USCJ Review - Spring 2007

The Final Journey - A Tale of Two Cities

by Gloria Miller Schwartz

According to Jewish tradition, we are not supposed to thank those who guard and ritually prepare our loved ones on their final journey. However, I feel compelled to share what they did for Joe and for our family and how empowering others to help can change a community.

Joe, my husband, died August 14, 2006. It was not unexpected, but nevertheless it was a shock. He had been diagnosed with leiomyosarcoma two years earlier and was in hospice at home for his last week. At this time, our entire family gathered together at our home for his last days, taking turns sitting and talking with him, holding his hand, listening to his beloved Broadway musicals.

So when Joe left us, we were simply not prepared to leave him alone. The mitzvah, or commandment, of shmira, of guarding the body, mandates that someone protect a body constantly until burial. It is one aspect of the Jewish concept of kavod hamet – respect for the dead – that prescribes behavior from death through burial. Central to this concept is full respect for the person who has died as well as for the body. Our family began immediately at 2:30 a.m. by sitting beside Joe and reciting psalms 23 and 91, while the hospice nurse was called. When the funeral personnel arrived at 4 a.m., our children accompanied Joe to the funeral home, where they sat with him and began the first shift as shomrim – the body’s guards.

We asked our rabbi if our synagogue chevra kadisha provided shomrim and were told that they would try to gather people but that we should also ask friends. As friends called to ask how they could help, we suggested they sit with Joe for an hour as a shomer or shomeret – a male or female guard. Within a short time, we had shifts scheduled throughout the day and night, extending to the time of the memorial service the next day.
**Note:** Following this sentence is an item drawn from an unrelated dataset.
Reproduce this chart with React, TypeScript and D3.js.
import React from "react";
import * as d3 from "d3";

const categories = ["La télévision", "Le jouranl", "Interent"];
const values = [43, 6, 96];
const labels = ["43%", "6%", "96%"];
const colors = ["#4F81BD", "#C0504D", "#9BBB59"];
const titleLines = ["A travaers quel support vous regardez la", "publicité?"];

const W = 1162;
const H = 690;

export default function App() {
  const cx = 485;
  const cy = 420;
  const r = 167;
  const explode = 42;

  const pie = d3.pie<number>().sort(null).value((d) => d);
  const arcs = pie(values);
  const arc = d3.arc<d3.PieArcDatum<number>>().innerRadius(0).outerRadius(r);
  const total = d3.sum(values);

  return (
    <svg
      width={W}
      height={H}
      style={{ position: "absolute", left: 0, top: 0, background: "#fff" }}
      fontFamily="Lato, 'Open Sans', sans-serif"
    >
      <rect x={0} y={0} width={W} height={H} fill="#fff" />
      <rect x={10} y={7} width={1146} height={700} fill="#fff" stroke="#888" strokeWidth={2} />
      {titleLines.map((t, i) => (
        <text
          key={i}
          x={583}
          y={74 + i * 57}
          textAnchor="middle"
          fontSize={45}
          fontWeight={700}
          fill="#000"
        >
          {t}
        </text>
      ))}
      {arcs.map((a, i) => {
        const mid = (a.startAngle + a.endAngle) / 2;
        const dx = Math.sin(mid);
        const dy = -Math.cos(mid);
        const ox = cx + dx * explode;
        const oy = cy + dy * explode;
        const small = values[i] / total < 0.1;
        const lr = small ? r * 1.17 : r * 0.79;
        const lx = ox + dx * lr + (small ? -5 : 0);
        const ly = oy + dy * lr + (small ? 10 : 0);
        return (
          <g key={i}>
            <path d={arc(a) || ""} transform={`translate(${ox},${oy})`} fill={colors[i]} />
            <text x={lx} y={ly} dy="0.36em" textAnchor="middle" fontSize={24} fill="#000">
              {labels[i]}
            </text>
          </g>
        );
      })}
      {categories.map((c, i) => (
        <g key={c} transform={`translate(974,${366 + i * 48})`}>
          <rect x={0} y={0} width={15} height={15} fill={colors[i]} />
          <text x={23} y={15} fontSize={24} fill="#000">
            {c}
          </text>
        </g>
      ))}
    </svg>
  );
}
In the end, our plan was only possible because the Christian funeral home, which had partnered with our synagogue and our chevra kadisha for generations, was willing to extend itself in friendship and support. When we asked the funeral director if it would be possible for congregants to come into the building throughout the night, he told us that the building was locked each night, but he generously arranged to provide access so that the shifts of shomrim could replace each other.

As it turned out, our friends were not only willing but also told us later how grateful they were for this opportunity. We left a book of psalms but found that they did what helped them feel close to Joe – reading poetry, reflecting on experiences they had shared, saying goodbye.
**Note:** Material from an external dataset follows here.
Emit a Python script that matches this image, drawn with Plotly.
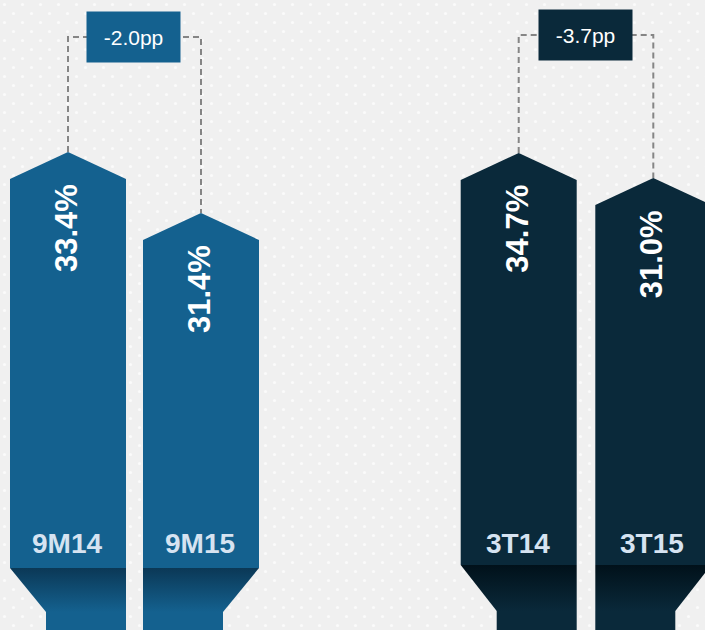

Joe’s final journey would take him to another state for burial, the home of our childhood. Coincidently we would be working again with both a synagogue chevra kadisha and a Christian funeral home, which had partnered for generations with the local synagogue of our youth.

When the second chevra kadisha heard that we had shomrim, its members decided to continue this aspect of kavod hamet. They also experienced the same reaction – heartfelt gratitude from Joe’s high school friends whom they asked to be shomrim and generous support from the funeral director.
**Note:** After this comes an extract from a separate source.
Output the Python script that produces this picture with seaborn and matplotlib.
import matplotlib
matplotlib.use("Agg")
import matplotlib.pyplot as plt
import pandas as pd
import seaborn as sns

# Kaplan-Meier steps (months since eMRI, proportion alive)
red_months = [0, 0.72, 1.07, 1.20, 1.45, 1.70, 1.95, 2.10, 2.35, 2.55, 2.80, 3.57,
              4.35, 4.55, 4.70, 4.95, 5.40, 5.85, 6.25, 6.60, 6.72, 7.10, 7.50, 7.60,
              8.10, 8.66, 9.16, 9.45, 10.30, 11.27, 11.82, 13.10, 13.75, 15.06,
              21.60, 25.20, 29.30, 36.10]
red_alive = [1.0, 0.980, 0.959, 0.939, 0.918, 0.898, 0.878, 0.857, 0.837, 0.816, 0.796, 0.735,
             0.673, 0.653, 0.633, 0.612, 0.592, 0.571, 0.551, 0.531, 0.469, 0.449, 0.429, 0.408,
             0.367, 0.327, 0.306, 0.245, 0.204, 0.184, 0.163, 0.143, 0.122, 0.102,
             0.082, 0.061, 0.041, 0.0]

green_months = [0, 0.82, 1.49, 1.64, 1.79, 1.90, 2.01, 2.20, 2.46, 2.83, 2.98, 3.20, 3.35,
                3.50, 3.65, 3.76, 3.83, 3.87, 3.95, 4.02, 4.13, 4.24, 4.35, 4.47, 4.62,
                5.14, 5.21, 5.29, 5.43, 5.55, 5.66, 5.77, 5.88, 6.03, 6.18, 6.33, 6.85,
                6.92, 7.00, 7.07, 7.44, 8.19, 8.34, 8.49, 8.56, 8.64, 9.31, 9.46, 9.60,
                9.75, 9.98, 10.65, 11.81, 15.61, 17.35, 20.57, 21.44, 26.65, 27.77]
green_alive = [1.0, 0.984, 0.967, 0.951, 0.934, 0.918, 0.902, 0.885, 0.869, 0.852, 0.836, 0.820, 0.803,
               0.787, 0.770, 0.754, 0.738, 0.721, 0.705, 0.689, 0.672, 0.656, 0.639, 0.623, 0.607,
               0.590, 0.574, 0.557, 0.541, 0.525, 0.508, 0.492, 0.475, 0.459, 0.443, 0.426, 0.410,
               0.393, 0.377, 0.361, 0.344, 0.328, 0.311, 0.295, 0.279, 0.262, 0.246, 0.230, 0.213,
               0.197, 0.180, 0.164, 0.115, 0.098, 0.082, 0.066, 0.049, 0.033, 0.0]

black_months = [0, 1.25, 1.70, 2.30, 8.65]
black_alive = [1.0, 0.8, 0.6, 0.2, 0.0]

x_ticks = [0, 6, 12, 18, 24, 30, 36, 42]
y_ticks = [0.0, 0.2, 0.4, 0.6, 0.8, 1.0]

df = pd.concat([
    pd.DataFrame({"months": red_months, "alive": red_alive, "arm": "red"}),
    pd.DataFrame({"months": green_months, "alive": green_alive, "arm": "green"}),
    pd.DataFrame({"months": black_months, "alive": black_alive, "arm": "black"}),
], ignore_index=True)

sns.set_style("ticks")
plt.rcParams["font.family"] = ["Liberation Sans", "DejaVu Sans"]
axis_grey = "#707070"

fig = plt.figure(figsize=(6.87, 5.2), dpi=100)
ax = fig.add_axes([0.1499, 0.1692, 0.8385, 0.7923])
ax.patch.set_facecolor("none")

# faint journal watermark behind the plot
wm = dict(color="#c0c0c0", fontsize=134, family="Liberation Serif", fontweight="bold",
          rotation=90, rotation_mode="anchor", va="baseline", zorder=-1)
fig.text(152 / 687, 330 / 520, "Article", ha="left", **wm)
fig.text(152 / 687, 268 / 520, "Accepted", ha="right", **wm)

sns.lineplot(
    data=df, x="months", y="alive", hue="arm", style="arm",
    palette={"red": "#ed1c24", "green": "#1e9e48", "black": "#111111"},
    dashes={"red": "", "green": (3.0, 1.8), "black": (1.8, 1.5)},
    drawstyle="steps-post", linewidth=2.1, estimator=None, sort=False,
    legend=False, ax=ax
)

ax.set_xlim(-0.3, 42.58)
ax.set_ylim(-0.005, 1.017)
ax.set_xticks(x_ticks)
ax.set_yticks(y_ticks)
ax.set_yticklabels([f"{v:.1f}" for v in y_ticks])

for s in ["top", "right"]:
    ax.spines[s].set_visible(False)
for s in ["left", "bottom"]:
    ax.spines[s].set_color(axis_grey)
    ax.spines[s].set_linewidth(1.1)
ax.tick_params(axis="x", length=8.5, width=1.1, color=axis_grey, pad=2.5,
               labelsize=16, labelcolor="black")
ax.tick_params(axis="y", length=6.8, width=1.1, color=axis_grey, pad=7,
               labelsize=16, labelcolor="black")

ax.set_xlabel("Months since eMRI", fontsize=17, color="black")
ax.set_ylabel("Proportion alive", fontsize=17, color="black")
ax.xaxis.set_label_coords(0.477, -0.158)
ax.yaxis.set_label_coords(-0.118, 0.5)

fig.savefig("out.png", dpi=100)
Joe’s final journey has enabled two cities to return to a more complete fulfillment of kavod hamet. Both communities desired to perform the mitzvah of shmira but had been grappling with how to make it happen.

The generosity and kindness of both funeral directors in permitting the shomrim to enter their buildings throughout the night was only one facet of a long relationship born of great respect and support for Jewish traditions and ongoing friendships with the local chevra kadisha, cemetery committee, and congregants. This, coupled with the simple act of asking others to help, changed and enriched both communities.

Gloria Miller Schwartz is a member of Tiferet Bet Israel in Blue Bell, Pennsylvania; the synagogue partners with the Boyd-Horrox Funeral Home of Norristown, PA. She and her late husband were members of Temple Beth El in Richmond, Virginia; Beth El partners with the Bliley Funeral Home in Richmond.